8.9 As mentioned above, D3 does not disclose detailed process steps for producing a shaped curd mass or the dosage of the nisin-producing direct vat set culture. Thus, the skilled person starting from D3 and trying to solve the technical problem would turn to D2a, a product information leaflet relating to BS-10, the nisin-producing direct vat set culture described in D3. D2a recommends possible dosages for and uses of BS-10.

8.10 As for the dosage required by claim 1 (distinguishing feature (iii), point 8.4.3 above), the board considers that selecting the appropriate dosage of the nisin-producing culture to arrive at the target nisin concentration already disclosed in D3 (10 ppm nisin, i.e. 400 IU/g) is a trivial measure for the skilled person, especially after consulting D2a. The appellant has not argued that the dosage given in claim 1 provided any surprising effect.

8.11 As regards the use of nisin-intolerant cultures in claim 1 (distinguishing feature (i)), the respondent argued that D2a already described a nisin-intolerant culture because "[t]oo high inoculation level of BS-10 might delay the growth of primary starter culture, due to early production of nisin." (D2a, section titled: "Dosage"). The board considers that this statement does not mean that nisin-intolerant cultures were necessarily used. A possible option for improving the process of D3 that is already suggested in D2a would be to optimise the level of inoculation of BS-10. If there was any delay in growth of the primary starter culture, the use of a nisin-resistant starter would be a valid option for improving the acidification and the nisin production (as done in D15, claim 1). In other words, the disclosure of D3 leaves it open whether a nisin-intolerant starter or a nisin-resistant starter should be chosen.
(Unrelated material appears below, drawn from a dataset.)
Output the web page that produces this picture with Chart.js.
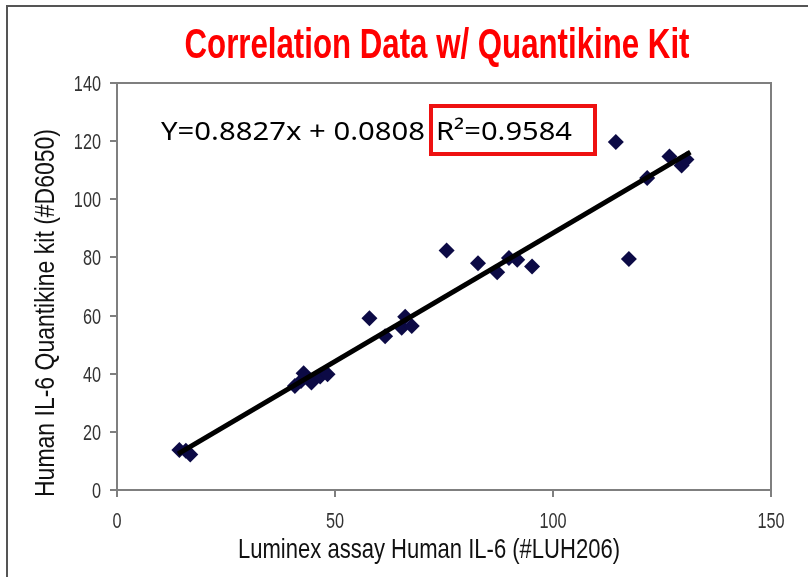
<!DOCTYPE html>
<html>
<head>
<meta charset="utf-8">
<script src="https://cdn.jsdelivr.net/npm/chart.js@4.4.1/dist/chart.umd.min.js"></script>
<style>
html, body { margin: 0; padding: 0; background: #fff; }
</style>
</head>
<body>
<canvas id="corr" width="808" height="577"></canvas>
<script>
// values
var luminex    = [14.3, 15.8, 16.8, 40.8, 42.2, 42.8, 44.6, 46.6, 48.3, 57.9, 61.5, 65.3, 66.1, 67.6,
                  75.6, 82.8, 87.2, 89.9, 91.8, 95.2, 114.4, 117.4, 121.6, 126.7, 129.5, 130.6];
var quantikine = [13.8, 13.5, 12.2, 35.8, 37.5, 40.2, 37.0, 39.0, 39.8, 59.1, 52.9, 55.8, 59.6, 56.4,
                  82.4, 78.0, 74.9, 79.8, 79.2, 76.9, 119.7, 79.5, 107.3, 114.7, 111.6, 113.7];
var fitX   = [14, 131.5];
var fitY   = [12.4, 116.2];
var xTicks = [0, 50, 100, 150];
var yTicks = [0, 20, 40, 60, 80, 100, 120, 140];

var titleText = 'Correlation Data w/ Quantikine Kit';
var xTitle    = 'Luminex assay Human IL-6 (#LUH206)';
var yTitle    = 'Human IL-6 Quantikine kit (#D6050)';
var eqText    = 'Y=0.8827x + 0.0808';
var r2Text    = 'R\u00B2=0.9584';

var sans = '"Liberation Sans", Arial, sans-serif';

// draw text squeezed sideways, either to a width or by a factor
function narrowText(ctx, txt, x, y, opts) {
    ctx.save();
    ctx.font = opts.font;
    var sx = opts.width ? opts.width / ctx.measureText(txt).width : (opts.sx || 1);
    ctx.translate(x, y);
    if (opts.rot) ctx.rotate(opts.rot);
    ctx.scale(sx, 1);
    ctx.fillStyle = opts.color;
    ctx.textAlign = opts.align || 'center';
    ctx.textBaseline = 'alphabetic';
    ctx.fillText(txt, 0, 0);
    ctx.restore();
}

var decor = {
    id: 'decor',
    beforeDraw: function(chart) {
        var ctx = chart.ctx;
        ctx.save();
        ctx.fillStyle = '#fff';
        ctx.fillRect(0, 0, chart.width, chart.height);
        ctx.restore();
    },
    afterDraw: function(chart) {
        var ctx = chart.ctx, a = chart.chartArea;
        var xs = chart.scales.x, ys = chart.scales.y;
        ctx.save();
        // box round the plot
        ctx.strokeStyle = '#7f7f7f';
        ctx.lineWidth = 2;
        ctx.strokeRect(a.left, a.top, a.right - a.left, a.bottom - a.top);
        // outer frame (left and top only)
        ctx.strokeStyle = '#555';
        ctx.lineWidth = 2;
        ctx.beginPath();
        ctx.moveTo(7, 577);
        ctx.lineTo(7, 6);
        ctx.lineTo(808, 6);
        ctx.stroke();
        // red box round R2
        ctx.strokeStyle = '#ee1111';
        ctx.lineWidth = 4;
        ctx.strokeRect(431, 106, 164, 48);
        ctx.restore();

        // tick labels, placed by the chart's own scales
        xs.ticks.forEach(function(t) {
            narrowText(ctx, String(t.value), xs.getPixelForValue(t.value), 528,
                { font: '22px ' + sans, sx: 0.74, color: '#333' });
        });
        ys.ticks.forEach(function(t) {
            narrowText(ctx, String(t.value), 101, ys.getPixelForValue(t.value) + 8,
                { font: '22px ' + sans, sx: 0.74, color: '#333', align: 'right' });
        });

        narrowText(ctx, titleText, 437, 58, { font: 'bold 43px ' + sans, width: 505, color: '#ff0000' });
        narrowText(ctx, eqText, 161, 140, { font: '26px "Noto Sans", "Open Sans", sans-serif', width: 264, color: '#000', align: 'left' });
        narrowText(ctx, r2Text, 436, 140, { font: '26px "Noto Sans", "Open Sans", sans-serif', width: 136, color: '#000', align: 'left' });
        narrowText(ctx, xTitle, 429, 558, { font: '28px ' + sans, width: 382, color: '#111' });
        narrowText(ctx, yTitle, 54, 313, { font: '28px ' + sans, width: 368, color: '#111', rot: -Math.PI / 2 });
    }
};

var ctx = document.getElementById('corr').getContext('2d');
var chart = new Chart(ctx, {
    type: 'scatter',
    data: {
        datasets: [
            {
                type: 'line',
                data: fitX.map(function(x, i) { return { x: x, y: fitY[i] }; }),
                borderColor: '#000',
                borderWidth: 5,
                pointRadius: 0,
                fill: false,
                order: 0
            },
            {
                data: luminex.map(function(x, i) { return { x: x, y: quantikine[i] }; }),
                pointStyle: 'rectRot',
                pointRadius: 8,
                pointBackgroundColor: '#0c0a45',
                pointBorderWidth: 0,
                order: 1
            }
        ]
    },
    options: {
        responsive: false,
        animation: false,
        layout: { padding: { left: 0, top: 83, right: 37, bottom: 0 } },
        plugins: {
            legend: { display: false },
            tooltip: { enabled: false },
            title: { display: false }
        },
        scales: {
            x: {
                type: 'linear',
                min: 0, max: 150,
                afterBuildTicks: function(s) { s.ticks = xTicks.map(function(v) { return { value: v }; }); },
                afterFit: function(s) { s.height = 87; },
                grid: { drawOnChartArea: false, drawTicks: true, tickLength: 7, color: '#7f7f7f', lineWidth: 2 },
                border: { display: true, color: '#7f7f7f', width: 2 },
                ticks: { color: 'rgba(0,0,0,0)', padding: 10, maxRotation: 0, font: { size: 20 } }
            },
            y: {
                type: 'linear',
                min: 0, max: 140,
                afterBuildTicks: function(s) { s.ticks = yTicks.map(function(v) { return { value: v }; }); },
                afterFit: function(s) { s.width = 117; },
                grid: { drawOnChartArea: false, drawTicks: true, tickLength: 7, color: '#7f7f7f', lineWidth: 2 },
                border: { display: true, color: '#7f7f7f', width: 2 },
                ticks: { color: 'rgba(0,0,0,0)', padding: 9, font: { size: 20 } }
            }
        }
    },
    plugins: [decor]
});
</script>
</body>
</html>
8.12 Furthermore, there is nothing in D3 or any other document to suggest using a nisin-intolerant bulk starter (distinguishing feature (ii)) in combination with a nisin-producing direct vat set culture to solve the objective technical problem of improving the combination of sufficient nisin production and acidification. As shown in D10, the use of a nisin-intolerant bulk starter is superior to the use of a nisin-intolerant direct vat set starter. In other words, there was no teaching in the art directing the person skilled in the art to this combination.

8.13 The respondent also argued that the skilled person would combine the teaching of D3 with the teaching of D1, which suggests using nisin-intolerant bulk starter. The board is not convinced. As already discussed in the context of novelty, D1 is not concerned with biopreservation in cheese and is silent on any target amount of nisin. Thus, the person skilled in the art had no reason to combine the teaching of D3 with that of D1. This approach appears to be based on hindsight with the knowledge of the invention in mind.

8.14 In summary, the subject-matter of claim 1 and of depending claims 2 to 12 involves an inventive step (Article 56 EPC).

Auxiliary requests

9. The main request being allowable, there is no need to discuss the auxiliary requests.

Order

For these reasons it is decided that:

1. The decision under appeal is set aside.

2. The case is remitted to the opposition division with the order to maintain the patent on the basis of claims 1 to 12, filed as "main request - amended" during oral proceedings before the Board on 17 July 2018, and a description to be adapted thereto.